> **Challenge**: The copy must start at the line that contains "Write the Plotly code for this chart." and finish at the line that contains "2100, 2200, 2300]", reproducing each line exactly. Any picture in that span is omitted.

> **Records shown**:
[BEGIN]
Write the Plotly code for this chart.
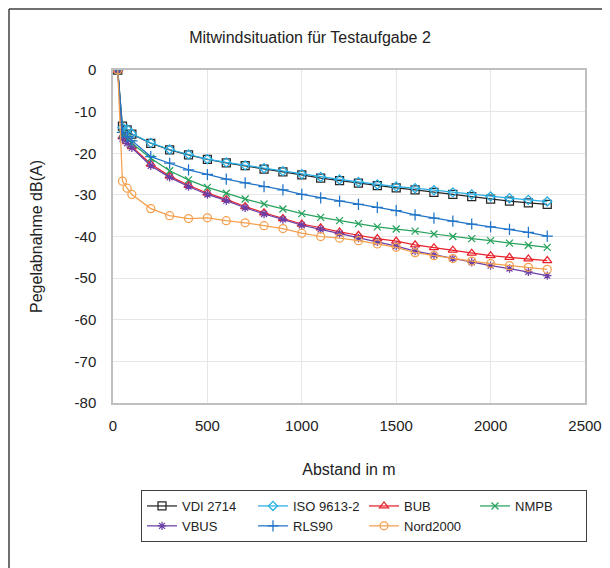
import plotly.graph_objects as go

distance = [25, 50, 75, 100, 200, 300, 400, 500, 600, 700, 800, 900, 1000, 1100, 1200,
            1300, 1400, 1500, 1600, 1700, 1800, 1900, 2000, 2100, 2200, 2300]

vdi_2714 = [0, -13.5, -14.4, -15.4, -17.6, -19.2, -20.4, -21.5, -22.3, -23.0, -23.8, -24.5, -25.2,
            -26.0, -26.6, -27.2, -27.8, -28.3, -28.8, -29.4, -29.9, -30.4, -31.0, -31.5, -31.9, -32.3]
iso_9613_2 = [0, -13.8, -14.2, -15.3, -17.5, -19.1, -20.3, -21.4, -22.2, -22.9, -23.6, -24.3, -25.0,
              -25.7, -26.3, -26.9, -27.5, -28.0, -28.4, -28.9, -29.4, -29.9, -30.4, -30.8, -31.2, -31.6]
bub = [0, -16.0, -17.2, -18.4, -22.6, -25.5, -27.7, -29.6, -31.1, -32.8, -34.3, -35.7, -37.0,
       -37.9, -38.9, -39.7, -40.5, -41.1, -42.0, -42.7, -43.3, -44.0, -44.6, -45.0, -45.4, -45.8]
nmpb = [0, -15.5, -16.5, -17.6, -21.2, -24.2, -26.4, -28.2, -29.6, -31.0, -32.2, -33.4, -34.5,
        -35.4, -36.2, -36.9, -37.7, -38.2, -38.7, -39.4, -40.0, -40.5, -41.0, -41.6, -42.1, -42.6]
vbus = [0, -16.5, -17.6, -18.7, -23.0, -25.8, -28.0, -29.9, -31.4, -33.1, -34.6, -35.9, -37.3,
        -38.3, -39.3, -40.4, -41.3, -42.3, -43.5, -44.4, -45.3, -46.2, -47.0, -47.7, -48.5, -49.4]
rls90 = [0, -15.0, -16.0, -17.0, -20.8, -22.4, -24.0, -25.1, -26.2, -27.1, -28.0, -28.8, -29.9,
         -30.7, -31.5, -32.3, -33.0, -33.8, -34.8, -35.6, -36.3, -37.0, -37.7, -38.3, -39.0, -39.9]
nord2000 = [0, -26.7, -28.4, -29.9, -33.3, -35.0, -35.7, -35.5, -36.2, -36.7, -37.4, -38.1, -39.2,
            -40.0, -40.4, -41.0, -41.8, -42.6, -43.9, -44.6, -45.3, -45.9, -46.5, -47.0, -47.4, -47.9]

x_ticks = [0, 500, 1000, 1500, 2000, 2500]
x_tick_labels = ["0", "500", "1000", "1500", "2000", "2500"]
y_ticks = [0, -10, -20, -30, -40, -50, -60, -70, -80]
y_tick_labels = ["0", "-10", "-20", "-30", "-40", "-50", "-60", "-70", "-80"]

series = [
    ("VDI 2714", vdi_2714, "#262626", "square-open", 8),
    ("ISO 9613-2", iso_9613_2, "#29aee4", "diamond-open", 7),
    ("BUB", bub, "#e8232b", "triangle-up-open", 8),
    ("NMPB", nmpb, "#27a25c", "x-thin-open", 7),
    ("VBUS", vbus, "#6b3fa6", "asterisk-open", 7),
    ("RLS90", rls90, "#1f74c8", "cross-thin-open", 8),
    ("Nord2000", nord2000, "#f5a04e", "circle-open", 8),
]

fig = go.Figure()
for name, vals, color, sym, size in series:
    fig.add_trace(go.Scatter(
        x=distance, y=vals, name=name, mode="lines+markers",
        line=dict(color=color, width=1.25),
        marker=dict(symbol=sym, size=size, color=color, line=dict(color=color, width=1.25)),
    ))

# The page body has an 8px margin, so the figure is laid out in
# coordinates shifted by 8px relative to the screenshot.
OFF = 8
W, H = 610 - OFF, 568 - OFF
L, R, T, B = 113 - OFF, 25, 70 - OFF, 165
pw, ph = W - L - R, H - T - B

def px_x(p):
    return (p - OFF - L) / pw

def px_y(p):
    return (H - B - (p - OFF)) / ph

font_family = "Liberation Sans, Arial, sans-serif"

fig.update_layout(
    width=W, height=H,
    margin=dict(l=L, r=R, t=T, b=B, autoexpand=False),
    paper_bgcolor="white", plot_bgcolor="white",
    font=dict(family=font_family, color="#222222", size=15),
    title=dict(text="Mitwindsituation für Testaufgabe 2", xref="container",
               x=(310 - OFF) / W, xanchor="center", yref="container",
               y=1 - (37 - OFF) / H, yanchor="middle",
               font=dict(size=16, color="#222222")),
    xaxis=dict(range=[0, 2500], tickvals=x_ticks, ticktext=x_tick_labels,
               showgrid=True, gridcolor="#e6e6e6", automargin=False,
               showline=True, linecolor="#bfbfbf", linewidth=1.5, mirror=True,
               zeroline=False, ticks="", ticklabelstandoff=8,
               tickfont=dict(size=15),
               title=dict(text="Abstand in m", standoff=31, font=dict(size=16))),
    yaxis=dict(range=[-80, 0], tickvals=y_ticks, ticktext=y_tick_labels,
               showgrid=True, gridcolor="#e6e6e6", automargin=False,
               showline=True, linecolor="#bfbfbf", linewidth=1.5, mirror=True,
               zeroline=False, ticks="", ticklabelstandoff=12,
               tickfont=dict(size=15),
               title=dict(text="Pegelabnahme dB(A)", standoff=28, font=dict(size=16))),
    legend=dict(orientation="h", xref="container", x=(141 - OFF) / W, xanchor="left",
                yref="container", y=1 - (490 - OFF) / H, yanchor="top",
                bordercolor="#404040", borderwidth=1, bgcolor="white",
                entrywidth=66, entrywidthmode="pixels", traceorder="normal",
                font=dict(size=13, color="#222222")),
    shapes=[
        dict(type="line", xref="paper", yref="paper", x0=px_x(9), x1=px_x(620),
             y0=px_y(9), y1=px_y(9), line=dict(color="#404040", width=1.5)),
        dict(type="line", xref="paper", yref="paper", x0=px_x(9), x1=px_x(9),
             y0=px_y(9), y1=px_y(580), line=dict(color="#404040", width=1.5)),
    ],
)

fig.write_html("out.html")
[END]
[BEGIN]
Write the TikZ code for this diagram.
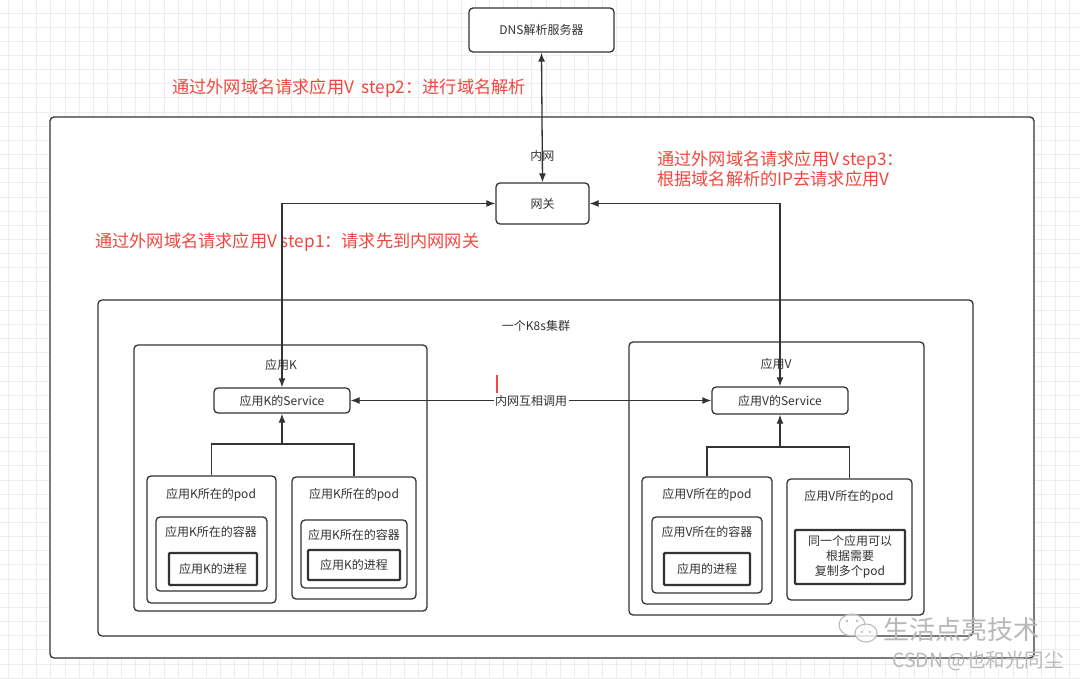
[END]
> **Exercise output**:
Write the Plotly code for this chart.
import plotly.graph_objects as go

distance = [25, 50, 75, 100, 200, 300, 400, 500, 600, 700, 800, 900, 1000, 1100, 1200,
            1300, 1400, 1500, 1600, 1700, 1800, 1900, 2000, 2100, 2200, 2300]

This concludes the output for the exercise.